The Australian Publishers Association (APA) and the Australian Library and Information Association (ALIA) have come to a landmark agreement to allow libraries to use book covers to promote books and authors without seeking permission each time.
Currently under Australian copyright law, there isn’t a clear exception that allows libraries and archives to reproduce book covers on their websites and at their facilities. While such uses might be permitted under the section 200AB flexible dealing exception, this will depend on all the circumstances, and requires a complex decision making process by libraries. This means that many libraries are currently reluctant to use book cover images when promoting their collections.
The agreement between the APA and ALIA means that libraries can now feel confident to use book images in catalogues, displays, posters, websites and social media to promote the books whose copyright is owned by Australian publishers.

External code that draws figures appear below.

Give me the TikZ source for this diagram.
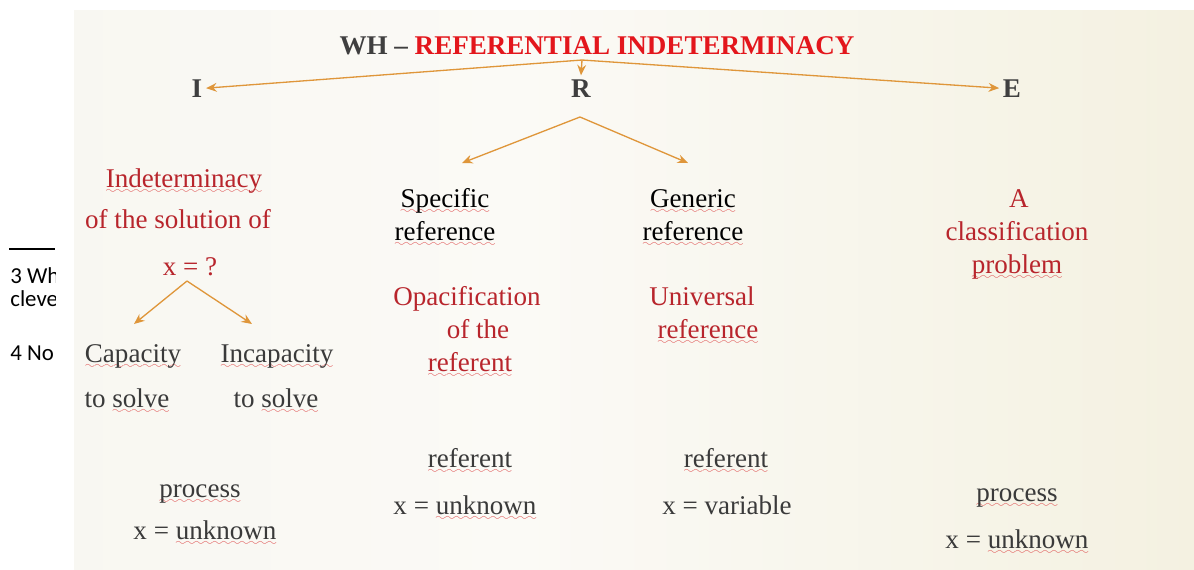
\documentclass[tikz,border=0pt]{standalone}
\usepackage{fontspec}
\setmainfont{Liberation Serif}
\newfontfamily\notefont{Carlito}
\usetikzlibrary{arrows.meta}
\definecolor{bgl}{HTML}{F5F4EC}
\definecolor{bgm}{HTML}{FBFAF6}
\definecolor{bgn}{HTML}{F4F1E1}
\definecolor{bgr}{HTML}{EDE9D0}
\definecolor{headgray}{HTML}{3F3F3F}
\definecolor{titlered}{HTML}{E3161C}
\definecolor{darkred}{HTML}{B8252C}
\definecolor{inkgray}{HTML}{3A3A3A}
\definecolor{arrowor}{HTML}{DF963A}
\definecolor{wavered}{HTML}{E05858}
\pgfdeclarehorizontalshading{slidebg}{100bp}{color(0bp)=(bgl); color(45bp)=(bgm); color(75bp)=(bgn); color(100bp)=(bgr)}
\font\wavefont=lasy6
\newbox\spellbox
\newcommand\spell[1]{\setbox\spellbox\hbox{#1}\rlap{\textcolor{wavered}{\lower3.5pt\hbox to\wd\spellbox{\xleaders\hbox{\wavefont\char58}\hfill}}}\box\spellbox}
\begin{document}
\begin{tikzpicture}[x=0.02cm,y=-0.02cm,>={Stealth[length=6pt,width=5pt]},
	txt/.style={font=\fontsize{15.4}{18}\selectfont, inner sep=0pt, anchor=base},
	redtxt/.style={txt, text=darkred},
	graytxt/.style={txt, text=inkgray},
	hd/.style={font=\fontsize{15.4}{18}\selectfont\bfseries, text=headgray, inner sep=2pt, anchor=base},
	note/.style={font=\notefont\fontsize{13}{15}\selectfont, inner sep=0pt, anchor=base west},
	arr/.style={->, draw=arrowor, line width=0.75pt}]
	% nen
	\fill[white] (0,0) rectangle (1194,569);
	\shade[shading=slidebg] (74,10) rectangle (1194,569);
	% chu thich ben trai
	\draw[line width=1pt] (9,249)--(55,249);
	\begin{scope}
		\clip (0,255) rectangle (55,375);
		\node[note] (fn3) at (10,283) {3 Wh};
		\node[note] (fn3b) at (10,306) {cleve};
		\node[note] (fn4) at (10,360) {4 No};
	\end{scope}
	% tieu de
	\node[hd] (title) at (597,54) {WH – \textcolor{titlered}{REFERENTIAL INDETERMINACY}};
	\node[hd] (I) at (197,97) {I};
	\node[hd] (R) at (581,97) {R};
	\node[hd] (E) at (1012,97) {E};
	\coordinate (top) at (582,60);
	\draw[arr] (top)--(I.east);
	\draw[arr] (top)--(R.north);
	\draw[arr] (top)--(E.west);
	% cot I
	\node[redtxt] (ind1) at (184,187) {\spell{Indeterminacy}};
	\node[redtxt] (ind2) at (178,228) {of the solution of};
	\node[redtxt] (ind3) at (190,275) {x = ?};
	\coordinate (xsplit) at (187,281);
	\coordinate (capTip) at (134,324);
	\coordinate (incTip) at (252,324);
	\draw[arr] (xsplit)--(capTip);
	\draw[arr] (xsplit)--(incTip);
	\node[graytxt] (cap1) at (133,362) {\spell{Capacity}};
	\node[graytxt] (cap2) at (127,407) {to \spell{solve}};
	\node[graytxt] (inc1) at (277,362) {\spell{Incapacity}};
	\node[graytxt] (inc2) at (276,407) {to \spell{solve}};
	\node[graytxt] (pl1) at (200,497) {\spell{process}};
	\node[graytxt] (pl2) at (205,539) {x = \spell{unknown}};
	% cot R
	\coordinate (rsplit) at (580,117);
	\coordinate (specTip) at (462,163);
	\coordinate (genTip) at (688,163);
	\draw[arr] (rsplit)--(specTip);
	\draw[arr] (rsplit)--(genTip);
	\node[txt] (spec1) at (445,207) {\spell{Specific}};
	\node[txt] (spec2) at (445,240) {\spell{reference}};
	\node[txt] (gen1) at (693,207) {\spell{Generic}};
	\node[txt] (gen2) at (693,240) {\spell{reference}};
	\node[redtxt] (opa1) at (467,305) {Opacification};
	\node[redtxt] (opa2) at (478,338) {of the};
	\node[redtxt] (opa3) at (470,371) {\spell{referent}};
	\node[redtxt] (uni1) at (702,305) {Universal};
	\node[redtxt] (uni2) at (708,338) {\spell{reference}};
	\node[graytxt] (rm1) at (470,467) {\spell{referent}};
	\node[graytxt] (rm2) at (465,514) {x = \spell{unknown}};
	\node[graytxt] (rg1) at (726,467) {\spell{referent}};
	\node[graytxt] (rg2) at (727,514) {x = variable};
	% cot E
	\node[redtxt] (cls1) at (1019,207) {A};
	\node[redtxt] (cls2) at (1017,240) {classification};
	\node[redtxt] (cls3) at (1017,273) {\spell{problem}};
	\node[graytxt] (pr1) at (1017,501) {\spell{process}};
	\node[graytxt] (pr2) at (1017,548) {x = \spell{unknown}};
\end{tikzpicture}
\end{document}
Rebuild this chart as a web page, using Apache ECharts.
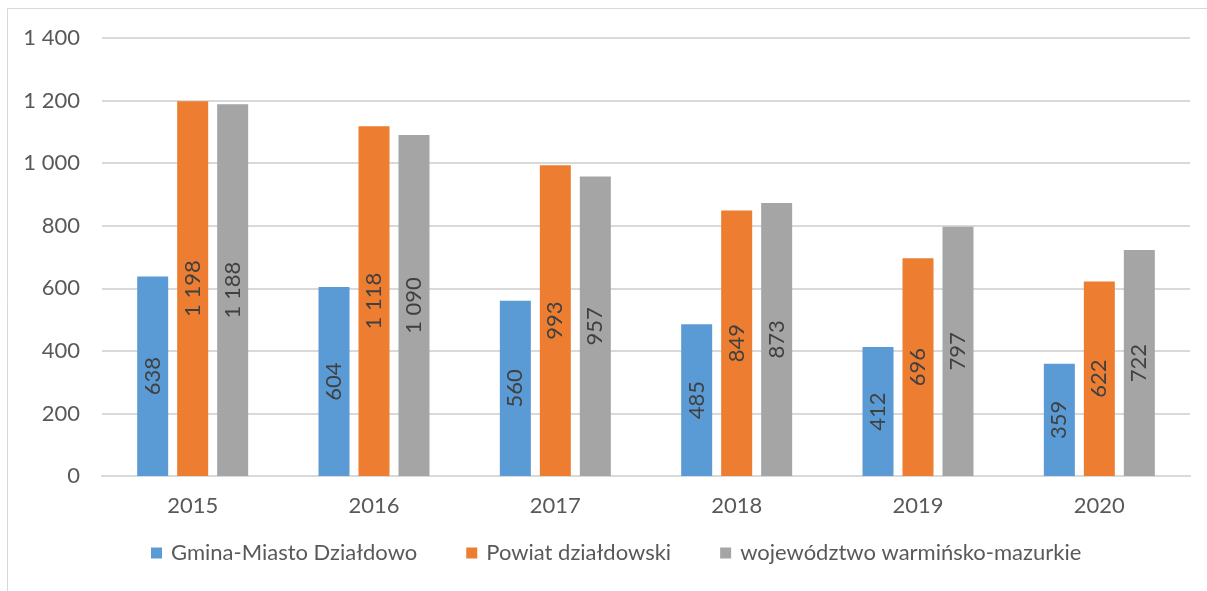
<!DOCTYPE html>
<html>
<head>
<meta charset="utf-8">
<title>Gmina-Miasto Działdowo</title>
<script src="https://cdn.jsdelivr.net/npm/echarts@6/dist/echarts.min.js"></script>
<style>
  html, body { margin: 0; padding: 0; background: #fff; }
  #main { width: 1207px; height: 591px; }
</style>
</head>
<body>
<div id="main"></div>
<script>
// lata
var years = ['2015', '2016', '2017', '2018', '2019', '2020']
// wartości serii
var gminaValues = [638, 604, 560, 485, 412, 359]
var powiatValues = [1198, 1118, 993, 849, 696, 622]
var wojewValues = [1188, 1090, 957, 873, 797, 722]
var seriesNames = ['Gmina-Miasto Działdowo', 'Powiat działdowski', 'województwo warmińsko-mazurkie']
// oś Y
var yMin = 0
var yMax = 1400
var yStep = 200

var FONT = 'Lato, "Open Sans", sans-serif'

/** liczby ze spacją jako separatorem tysięcy */
function fmt(v) {
  return String(v).replace(/\B(?=(\d{3})+(?!\d))/g, ' ')
}

function makeSeries(name, data, color) {
  return {
    name: name,
    type: 'bar',
    barWidth: 31,
    barGap: '29%',
    data: data,
    itemStyle: { color: color },
    label: {
      show: true,
      position: 'inside',
      rotate: 90,
      color: '#404040',
      fontFamily: FONT,
      fontSize: 22,
      formatter: function (p) { return fmt(p.value) }
    }
  }
}

var chart = echarts.init(document.getElementById('main'))
var option = {
  animation: false,
  color: ['#5b9bd5', '#ed7d31', '#a5a5a5'],
  textStyle: { fontFamily: FONT },
  graphic: [
    {
      type: 'polyline',
      silent: true,
      shape: { points: [[7.5, 591], [7.5, 8.5], [1207, 8.5]] },
      style: { stroke: '#d9d9d9', lineWidth: 1, fill: null }
    }
  ],
  legend: {
    data: seriesNames,
    bottom: 22,
    left: 146,
    itemWidth: 11,
    itemHeight: 11,
    itemGap: 49,
    icon: 'rect',
    textStyle: { color: '#595959', fontSize: 22, fontFamily: FONT, padding: [0, 0, 0, 4] }
  },
  grid: {
    left: 102,
    right: 17,
    top: 38,
    bottom: 115
  },
  xAxis: {
    type: 'category',
    data: years,
    axisTick: { show: false },
    axisLine: { lineStyle: { color: '#d9d9d9', width: 2 } },
    axisLabel: { color: '#595959', fontSize: 22, margin: 19 }
  },
  yAxis: {
    type: 'value',
    min: yMin,
    max: yMax,
    interval: yStep,
    axisLine: { show: false },
    axisTick: { show: false },
    splitLine: { lineStyle: { color: '#d9d9d9', width: 2 } },
    axisLabel: {
      color: '#595959',
      fontSize: 22,
      margin: 22,
      formatter: function (v) { return fmt(v) }
    }
  },
  series: [
    makeSeries(seriesNames[0], gminaValues, '#5b9bd5'),
    makeSeries(seriesNames[1], powiatValues, '#ed7d31'),
    makeSeries(seriesNames[2], wojewValues, '#a5a5a5')
  ]
}
chart.setOption(option)
</script>
</body>
</html>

Michael Gordon-Smith, Chief Executive of APA, said: “It’s a simple commonsense approach. Publishers and authors have nothing to lose. They may even reach more readers or make more sales as a result. We’re delighted to be working with ALIA, and to show that we can make things easier without damaging the fundamental property rights of authors or the businesses of publishers. This is the first step in what we hope will be a longer project to improve mutual understanding.”
Sue McKerracher, Chief Executive Officer of ALIA, said: “Libraries, especially public and school libraries, need clarity. We can now use book covers to promote reading without wondering whether we need to seek permission from each individual publisher. It has been a long term problem for libraries and we are grateful to the publishers for their willingness to work together with us on resolving this and other issues to make copyright work for us all.”
The APA and ALIA will be releasing more details of the agreement later in the year.